-- BEGIN --

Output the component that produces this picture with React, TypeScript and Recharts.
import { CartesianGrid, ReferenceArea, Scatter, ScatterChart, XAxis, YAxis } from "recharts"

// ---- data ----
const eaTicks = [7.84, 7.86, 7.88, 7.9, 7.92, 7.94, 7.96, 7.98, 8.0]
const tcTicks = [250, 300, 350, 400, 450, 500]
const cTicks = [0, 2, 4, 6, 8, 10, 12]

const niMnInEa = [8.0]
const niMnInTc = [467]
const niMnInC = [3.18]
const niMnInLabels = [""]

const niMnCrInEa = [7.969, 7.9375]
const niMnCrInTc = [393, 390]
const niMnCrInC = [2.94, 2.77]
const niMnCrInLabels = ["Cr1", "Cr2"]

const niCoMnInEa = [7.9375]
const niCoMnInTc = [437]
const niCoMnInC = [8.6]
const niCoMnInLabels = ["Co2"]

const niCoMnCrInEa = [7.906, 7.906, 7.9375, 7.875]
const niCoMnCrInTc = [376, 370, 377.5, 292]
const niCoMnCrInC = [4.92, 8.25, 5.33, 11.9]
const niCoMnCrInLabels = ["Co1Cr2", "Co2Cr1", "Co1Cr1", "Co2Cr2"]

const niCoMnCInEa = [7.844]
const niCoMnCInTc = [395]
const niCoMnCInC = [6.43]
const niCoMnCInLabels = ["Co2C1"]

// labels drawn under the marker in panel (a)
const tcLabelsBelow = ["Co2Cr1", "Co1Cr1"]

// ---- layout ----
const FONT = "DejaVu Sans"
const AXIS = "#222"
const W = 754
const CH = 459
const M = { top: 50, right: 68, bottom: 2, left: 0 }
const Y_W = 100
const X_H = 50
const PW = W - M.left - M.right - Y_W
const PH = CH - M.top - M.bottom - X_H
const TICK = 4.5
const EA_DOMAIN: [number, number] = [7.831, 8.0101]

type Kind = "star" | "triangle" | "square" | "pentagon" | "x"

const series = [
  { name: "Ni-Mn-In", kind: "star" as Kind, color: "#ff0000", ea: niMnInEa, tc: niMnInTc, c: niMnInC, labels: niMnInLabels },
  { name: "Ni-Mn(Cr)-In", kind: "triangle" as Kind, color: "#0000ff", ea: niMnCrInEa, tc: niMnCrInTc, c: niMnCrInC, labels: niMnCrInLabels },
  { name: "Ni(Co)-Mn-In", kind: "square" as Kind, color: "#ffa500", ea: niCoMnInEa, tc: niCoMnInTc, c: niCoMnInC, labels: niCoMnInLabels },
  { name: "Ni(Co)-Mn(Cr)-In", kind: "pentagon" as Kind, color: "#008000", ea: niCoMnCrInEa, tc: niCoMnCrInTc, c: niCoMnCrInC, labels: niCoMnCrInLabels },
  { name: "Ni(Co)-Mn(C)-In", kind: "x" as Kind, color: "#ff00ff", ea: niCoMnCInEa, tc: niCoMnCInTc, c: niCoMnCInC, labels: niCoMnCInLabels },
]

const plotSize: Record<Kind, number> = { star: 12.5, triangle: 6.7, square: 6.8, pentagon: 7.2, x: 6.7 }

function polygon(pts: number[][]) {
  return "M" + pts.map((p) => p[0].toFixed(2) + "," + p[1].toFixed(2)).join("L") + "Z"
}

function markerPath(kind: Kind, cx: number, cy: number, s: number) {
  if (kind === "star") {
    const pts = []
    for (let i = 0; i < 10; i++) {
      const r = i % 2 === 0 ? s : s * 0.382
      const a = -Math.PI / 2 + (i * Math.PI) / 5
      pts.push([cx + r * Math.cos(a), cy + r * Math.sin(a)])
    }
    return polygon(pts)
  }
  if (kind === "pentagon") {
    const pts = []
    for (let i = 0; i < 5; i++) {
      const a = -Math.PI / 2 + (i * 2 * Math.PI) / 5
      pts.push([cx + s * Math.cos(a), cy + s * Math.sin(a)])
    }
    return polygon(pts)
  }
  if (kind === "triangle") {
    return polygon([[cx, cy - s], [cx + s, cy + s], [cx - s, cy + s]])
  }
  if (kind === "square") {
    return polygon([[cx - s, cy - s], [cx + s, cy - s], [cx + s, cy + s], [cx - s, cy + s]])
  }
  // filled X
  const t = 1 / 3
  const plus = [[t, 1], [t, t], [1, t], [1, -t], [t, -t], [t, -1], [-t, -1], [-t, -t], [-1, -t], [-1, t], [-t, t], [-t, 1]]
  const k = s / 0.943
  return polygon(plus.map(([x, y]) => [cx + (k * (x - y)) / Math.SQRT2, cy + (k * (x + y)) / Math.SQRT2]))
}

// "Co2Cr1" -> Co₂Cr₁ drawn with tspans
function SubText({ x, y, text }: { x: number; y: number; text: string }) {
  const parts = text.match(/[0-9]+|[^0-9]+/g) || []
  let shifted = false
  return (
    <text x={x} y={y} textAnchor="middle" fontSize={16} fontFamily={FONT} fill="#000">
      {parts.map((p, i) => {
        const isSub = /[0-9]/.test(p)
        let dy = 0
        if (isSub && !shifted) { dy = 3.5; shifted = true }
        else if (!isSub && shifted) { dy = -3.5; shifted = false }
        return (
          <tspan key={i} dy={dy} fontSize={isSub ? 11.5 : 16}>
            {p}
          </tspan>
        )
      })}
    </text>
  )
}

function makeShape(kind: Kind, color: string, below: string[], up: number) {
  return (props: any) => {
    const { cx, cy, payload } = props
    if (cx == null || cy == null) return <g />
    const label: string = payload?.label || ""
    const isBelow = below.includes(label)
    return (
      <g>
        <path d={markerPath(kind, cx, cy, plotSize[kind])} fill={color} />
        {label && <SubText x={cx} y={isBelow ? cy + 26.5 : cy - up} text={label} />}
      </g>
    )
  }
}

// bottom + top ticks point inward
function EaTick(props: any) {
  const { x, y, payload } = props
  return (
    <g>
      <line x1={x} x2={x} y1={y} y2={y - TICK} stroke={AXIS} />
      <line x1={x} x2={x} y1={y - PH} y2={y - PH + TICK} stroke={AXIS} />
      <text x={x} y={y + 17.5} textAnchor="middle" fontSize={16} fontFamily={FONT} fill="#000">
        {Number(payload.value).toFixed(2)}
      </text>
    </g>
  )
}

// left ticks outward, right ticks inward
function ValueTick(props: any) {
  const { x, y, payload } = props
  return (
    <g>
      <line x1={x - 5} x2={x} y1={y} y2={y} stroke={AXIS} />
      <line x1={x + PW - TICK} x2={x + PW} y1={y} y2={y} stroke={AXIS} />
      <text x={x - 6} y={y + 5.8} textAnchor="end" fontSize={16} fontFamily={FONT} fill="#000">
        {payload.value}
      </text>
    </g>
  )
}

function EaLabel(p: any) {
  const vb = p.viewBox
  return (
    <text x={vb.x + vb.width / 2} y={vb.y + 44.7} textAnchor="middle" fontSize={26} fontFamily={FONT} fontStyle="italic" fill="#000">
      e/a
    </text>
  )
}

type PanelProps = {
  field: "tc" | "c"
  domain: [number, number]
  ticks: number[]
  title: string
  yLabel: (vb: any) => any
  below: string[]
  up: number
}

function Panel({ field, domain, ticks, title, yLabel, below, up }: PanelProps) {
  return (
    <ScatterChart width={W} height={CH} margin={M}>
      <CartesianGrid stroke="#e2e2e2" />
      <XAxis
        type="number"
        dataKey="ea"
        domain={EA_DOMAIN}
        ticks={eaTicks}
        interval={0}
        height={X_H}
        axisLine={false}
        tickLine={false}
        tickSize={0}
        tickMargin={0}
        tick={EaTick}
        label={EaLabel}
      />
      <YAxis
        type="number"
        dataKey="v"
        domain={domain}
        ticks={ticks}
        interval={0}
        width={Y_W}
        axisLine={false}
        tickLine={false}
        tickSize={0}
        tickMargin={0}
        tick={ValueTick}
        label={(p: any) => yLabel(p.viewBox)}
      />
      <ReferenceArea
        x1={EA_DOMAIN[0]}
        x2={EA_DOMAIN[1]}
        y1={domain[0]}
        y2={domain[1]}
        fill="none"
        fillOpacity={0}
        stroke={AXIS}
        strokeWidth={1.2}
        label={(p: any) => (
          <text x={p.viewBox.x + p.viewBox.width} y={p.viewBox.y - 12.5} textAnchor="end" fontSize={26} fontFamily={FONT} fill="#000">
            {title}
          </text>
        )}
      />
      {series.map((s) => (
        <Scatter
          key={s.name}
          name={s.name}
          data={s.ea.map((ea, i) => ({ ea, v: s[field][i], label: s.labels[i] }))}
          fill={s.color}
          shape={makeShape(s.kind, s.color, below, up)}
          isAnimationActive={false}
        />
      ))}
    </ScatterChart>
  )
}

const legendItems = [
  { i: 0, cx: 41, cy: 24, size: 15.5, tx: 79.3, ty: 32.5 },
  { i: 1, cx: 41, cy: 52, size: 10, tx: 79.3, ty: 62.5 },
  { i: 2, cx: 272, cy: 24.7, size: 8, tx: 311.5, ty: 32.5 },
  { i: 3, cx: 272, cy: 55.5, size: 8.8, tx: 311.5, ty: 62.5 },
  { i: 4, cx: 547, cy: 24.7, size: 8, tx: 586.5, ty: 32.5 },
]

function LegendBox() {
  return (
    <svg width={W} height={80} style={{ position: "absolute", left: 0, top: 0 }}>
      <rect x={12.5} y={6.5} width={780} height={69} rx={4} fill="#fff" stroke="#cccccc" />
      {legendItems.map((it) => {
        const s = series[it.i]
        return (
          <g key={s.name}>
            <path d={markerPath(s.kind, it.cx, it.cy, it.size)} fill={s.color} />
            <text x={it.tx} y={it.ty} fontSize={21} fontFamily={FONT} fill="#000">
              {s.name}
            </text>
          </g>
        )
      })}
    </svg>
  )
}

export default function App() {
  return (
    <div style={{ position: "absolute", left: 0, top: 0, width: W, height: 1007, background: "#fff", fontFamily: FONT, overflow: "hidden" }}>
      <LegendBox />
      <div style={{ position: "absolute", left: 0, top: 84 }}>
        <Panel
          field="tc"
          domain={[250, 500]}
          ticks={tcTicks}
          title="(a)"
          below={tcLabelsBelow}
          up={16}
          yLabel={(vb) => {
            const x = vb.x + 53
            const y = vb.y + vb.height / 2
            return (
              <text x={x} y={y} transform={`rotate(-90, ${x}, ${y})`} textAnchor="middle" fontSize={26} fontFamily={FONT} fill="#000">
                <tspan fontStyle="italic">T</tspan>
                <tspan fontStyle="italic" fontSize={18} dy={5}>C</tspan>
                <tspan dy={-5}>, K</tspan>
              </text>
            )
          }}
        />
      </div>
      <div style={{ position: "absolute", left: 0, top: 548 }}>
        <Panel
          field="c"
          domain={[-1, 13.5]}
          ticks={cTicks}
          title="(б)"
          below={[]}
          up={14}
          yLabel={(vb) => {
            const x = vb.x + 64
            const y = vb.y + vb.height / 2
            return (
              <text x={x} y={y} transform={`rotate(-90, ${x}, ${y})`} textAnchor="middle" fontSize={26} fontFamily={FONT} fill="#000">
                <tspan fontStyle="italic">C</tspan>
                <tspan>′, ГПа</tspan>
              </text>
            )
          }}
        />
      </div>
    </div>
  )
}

-- END --
-- BEGIN --

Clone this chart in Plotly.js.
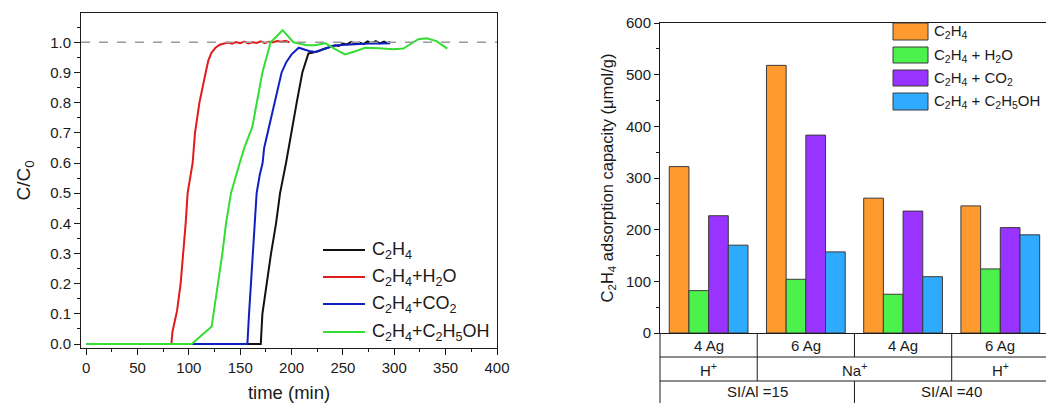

-- END --
-- BEGIN --

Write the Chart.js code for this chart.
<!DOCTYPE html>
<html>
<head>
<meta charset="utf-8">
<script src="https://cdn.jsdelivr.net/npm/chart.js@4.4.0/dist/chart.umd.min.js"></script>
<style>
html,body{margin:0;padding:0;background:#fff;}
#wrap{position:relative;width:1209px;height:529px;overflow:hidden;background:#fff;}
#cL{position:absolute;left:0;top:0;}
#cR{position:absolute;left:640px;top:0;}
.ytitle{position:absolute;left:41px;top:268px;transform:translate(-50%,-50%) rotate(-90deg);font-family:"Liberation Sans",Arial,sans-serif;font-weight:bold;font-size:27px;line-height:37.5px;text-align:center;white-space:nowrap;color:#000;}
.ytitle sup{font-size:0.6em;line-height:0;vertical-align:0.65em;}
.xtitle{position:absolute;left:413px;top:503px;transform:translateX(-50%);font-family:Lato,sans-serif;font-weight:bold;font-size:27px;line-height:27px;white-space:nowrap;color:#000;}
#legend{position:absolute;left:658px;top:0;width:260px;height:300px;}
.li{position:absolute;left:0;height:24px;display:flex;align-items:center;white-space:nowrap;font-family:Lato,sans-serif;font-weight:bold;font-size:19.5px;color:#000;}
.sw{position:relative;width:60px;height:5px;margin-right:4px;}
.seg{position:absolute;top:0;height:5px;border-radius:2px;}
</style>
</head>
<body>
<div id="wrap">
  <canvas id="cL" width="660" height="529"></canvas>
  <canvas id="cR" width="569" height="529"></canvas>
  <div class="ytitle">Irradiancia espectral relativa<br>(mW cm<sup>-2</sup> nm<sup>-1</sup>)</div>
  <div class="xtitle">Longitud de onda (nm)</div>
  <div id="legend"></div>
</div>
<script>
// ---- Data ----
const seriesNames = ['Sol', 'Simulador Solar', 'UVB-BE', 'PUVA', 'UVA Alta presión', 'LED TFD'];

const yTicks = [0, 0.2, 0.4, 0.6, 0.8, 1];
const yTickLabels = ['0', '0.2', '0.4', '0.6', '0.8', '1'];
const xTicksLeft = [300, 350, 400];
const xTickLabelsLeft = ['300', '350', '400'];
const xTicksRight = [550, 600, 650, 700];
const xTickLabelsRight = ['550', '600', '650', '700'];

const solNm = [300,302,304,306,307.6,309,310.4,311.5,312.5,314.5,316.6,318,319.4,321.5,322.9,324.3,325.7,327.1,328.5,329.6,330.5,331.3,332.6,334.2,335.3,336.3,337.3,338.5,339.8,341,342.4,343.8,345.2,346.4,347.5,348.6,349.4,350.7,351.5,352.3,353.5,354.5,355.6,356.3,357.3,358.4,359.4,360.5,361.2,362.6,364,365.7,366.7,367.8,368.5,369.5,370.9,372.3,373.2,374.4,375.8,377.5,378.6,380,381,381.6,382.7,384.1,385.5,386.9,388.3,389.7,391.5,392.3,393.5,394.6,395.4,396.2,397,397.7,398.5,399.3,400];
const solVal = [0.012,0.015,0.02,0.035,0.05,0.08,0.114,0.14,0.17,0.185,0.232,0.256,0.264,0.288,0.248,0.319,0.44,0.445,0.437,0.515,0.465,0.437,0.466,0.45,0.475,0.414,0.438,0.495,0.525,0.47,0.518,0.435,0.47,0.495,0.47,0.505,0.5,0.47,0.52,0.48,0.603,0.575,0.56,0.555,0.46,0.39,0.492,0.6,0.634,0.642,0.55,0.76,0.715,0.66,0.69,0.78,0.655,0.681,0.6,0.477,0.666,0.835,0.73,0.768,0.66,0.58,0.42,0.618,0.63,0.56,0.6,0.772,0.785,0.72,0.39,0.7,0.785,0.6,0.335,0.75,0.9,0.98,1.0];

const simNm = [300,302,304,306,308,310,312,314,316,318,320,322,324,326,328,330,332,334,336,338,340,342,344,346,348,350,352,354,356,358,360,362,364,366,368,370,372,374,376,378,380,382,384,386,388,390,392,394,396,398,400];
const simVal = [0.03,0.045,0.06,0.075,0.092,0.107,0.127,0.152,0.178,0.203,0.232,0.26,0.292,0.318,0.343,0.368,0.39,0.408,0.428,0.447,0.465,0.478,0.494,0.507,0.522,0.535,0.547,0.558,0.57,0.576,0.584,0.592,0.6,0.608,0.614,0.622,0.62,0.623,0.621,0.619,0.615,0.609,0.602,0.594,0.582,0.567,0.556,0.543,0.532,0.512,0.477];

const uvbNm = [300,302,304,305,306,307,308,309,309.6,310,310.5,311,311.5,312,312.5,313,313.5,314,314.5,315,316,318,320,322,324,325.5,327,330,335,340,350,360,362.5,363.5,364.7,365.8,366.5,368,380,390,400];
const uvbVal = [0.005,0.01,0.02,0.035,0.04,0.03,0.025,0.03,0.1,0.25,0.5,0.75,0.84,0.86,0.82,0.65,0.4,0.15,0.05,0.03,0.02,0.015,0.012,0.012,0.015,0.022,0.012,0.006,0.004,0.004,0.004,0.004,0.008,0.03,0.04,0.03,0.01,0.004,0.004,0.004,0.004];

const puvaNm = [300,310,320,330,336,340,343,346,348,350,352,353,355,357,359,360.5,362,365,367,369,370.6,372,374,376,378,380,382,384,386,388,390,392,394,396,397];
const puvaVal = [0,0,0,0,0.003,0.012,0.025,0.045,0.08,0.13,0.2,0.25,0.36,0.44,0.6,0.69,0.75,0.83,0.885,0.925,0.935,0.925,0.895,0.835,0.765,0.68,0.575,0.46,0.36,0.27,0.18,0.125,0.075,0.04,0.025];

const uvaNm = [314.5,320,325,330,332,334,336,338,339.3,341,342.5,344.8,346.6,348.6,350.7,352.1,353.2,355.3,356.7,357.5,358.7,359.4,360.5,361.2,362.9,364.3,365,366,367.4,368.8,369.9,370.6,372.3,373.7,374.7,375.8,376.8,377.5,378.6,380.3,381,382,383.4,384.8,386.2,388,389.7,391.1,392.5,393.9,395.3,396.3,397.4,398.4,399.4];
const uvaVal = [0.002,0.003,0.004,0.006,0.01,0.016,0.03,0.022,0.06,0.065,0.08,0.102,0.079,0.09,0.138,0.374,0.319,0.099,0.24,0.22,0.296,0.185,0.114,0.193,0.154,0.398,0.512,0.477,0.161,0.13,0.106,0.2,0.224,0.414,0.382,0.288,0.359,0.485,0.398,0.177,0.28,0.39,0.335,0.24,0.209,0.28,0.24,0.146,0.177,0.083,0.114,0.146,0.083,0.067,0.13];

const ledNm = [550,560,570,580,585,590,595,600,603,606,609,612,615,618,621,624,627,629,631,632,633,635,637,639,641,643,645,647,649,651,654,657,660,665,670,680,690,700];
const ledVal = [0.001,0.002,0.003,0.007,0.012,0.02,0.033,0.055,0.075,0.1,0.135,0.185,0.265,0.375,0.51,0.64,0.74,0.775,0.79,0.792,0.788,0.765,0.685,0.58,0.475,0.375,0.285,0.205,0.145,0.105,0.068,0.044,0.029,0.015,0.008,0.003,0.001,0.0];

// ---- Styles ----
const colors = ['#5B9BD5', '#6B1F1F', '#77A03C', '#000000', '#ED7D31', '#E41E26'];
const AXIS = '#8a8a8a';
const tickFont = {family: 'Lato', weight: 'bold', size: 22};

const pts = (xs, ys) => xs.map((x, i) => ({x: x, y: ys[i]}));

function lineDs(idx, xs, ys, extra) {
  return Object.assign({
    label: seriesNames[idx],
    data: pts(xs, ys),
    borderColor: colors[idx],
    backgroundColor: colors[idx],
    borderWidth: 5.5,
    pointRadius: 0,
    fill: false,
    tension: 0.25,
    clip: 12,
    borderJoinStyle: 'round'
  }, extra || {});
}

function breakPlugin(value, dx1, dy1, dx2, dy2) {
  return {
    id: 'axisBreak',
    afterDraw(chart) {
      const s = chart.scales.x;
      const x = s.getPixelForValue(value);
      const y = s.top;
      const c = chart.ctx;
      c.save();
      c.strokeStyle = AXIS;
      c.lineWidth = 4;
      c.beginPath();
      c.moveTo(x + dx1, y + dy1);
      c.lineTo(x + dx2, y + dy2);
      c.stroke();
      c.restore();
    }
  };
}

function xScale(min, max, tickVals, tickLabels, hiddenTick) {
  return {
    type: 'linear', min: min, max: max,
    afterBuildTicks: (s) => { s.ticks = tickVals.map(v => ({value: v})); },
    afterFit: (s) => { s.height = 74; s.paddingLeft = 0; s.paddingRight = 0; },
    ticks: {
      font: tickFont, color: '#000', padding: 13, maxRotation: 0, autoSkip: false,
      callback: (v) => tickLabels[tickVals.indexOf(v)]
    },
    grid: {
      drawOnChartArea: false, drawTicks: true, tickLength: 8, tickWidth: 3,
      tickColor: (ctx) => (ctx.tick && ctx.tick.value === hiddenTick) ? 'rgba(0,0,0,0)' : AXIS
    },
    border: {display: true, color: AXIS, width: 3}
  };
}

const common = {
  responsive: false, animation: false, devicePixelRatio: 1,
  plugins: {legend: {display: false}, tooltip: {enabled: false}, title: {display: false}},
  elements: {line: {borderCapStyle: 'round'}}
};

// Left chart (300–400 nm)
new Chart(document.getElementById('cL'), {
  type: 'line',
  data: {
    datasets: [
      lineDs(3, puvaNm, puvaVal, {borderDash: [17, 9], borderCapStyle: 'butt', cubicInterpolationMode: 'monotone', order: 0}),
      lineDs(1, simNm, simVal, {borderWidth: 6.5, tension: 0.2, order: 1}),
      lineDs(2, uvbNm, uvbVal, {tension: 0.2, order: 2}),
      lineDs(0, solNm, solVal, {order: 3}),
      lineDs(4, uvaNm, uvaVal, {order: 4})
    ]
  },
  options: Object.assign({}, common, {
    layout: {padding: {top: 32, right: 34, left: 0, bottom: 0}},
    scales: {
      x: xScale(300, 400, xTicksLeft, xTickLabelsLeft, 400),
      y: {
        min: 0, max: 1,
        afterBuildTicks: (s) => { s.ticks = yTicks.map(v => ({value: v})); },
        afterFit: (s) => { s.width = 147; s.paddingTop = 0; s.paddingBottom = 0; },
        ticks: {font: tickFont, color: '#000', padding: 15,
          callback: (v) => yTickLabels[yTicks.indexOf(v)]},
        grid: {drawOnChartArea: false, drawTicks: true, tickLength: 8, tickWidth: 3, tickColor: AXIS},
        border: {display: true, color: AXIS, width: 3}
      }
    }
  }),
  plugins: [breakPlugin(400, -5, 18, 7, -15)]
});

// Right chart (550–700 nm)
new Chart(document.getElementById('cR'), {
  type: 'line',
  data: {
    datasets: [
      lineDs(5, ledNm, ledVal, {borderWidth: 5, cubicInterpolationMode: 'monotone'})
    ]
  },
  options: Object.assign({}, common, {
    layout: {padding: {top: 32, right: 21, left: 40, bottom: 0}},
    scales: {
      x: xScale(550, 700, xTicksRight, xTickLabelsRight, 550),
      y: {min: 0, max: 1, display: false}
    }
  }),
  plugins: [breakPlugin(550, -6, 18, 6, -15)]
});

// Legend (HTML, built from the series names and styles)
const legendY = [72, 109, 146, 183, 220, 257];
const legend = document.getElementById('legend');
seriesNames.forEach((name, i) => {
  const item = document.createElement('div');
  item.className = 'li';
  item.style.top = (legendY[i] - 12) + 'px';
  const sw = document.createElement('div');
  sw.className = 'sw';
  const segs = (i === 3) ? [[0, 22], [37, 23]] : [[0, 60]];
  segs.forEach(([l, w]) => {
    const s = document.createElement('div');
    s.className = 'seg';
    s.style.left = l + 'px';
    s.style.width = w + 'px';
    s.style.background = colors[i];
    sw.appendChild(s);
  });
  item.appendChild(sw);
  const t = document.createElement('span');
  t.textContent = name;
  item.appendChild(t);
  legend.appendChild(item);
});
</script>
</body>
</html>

-- END --

Of all the entries above, repeat only the lines from the line that has "Output the component" to the line that has "ScatterChart, XAxis, YAxis", both lines included, exactly.

Output the component that produces this picture with React, TypeScript and Recharts.
import { CartesianGrid, ReferenceArea, Scatter, ScatterChart, XAxis, YAxis } from "recharts"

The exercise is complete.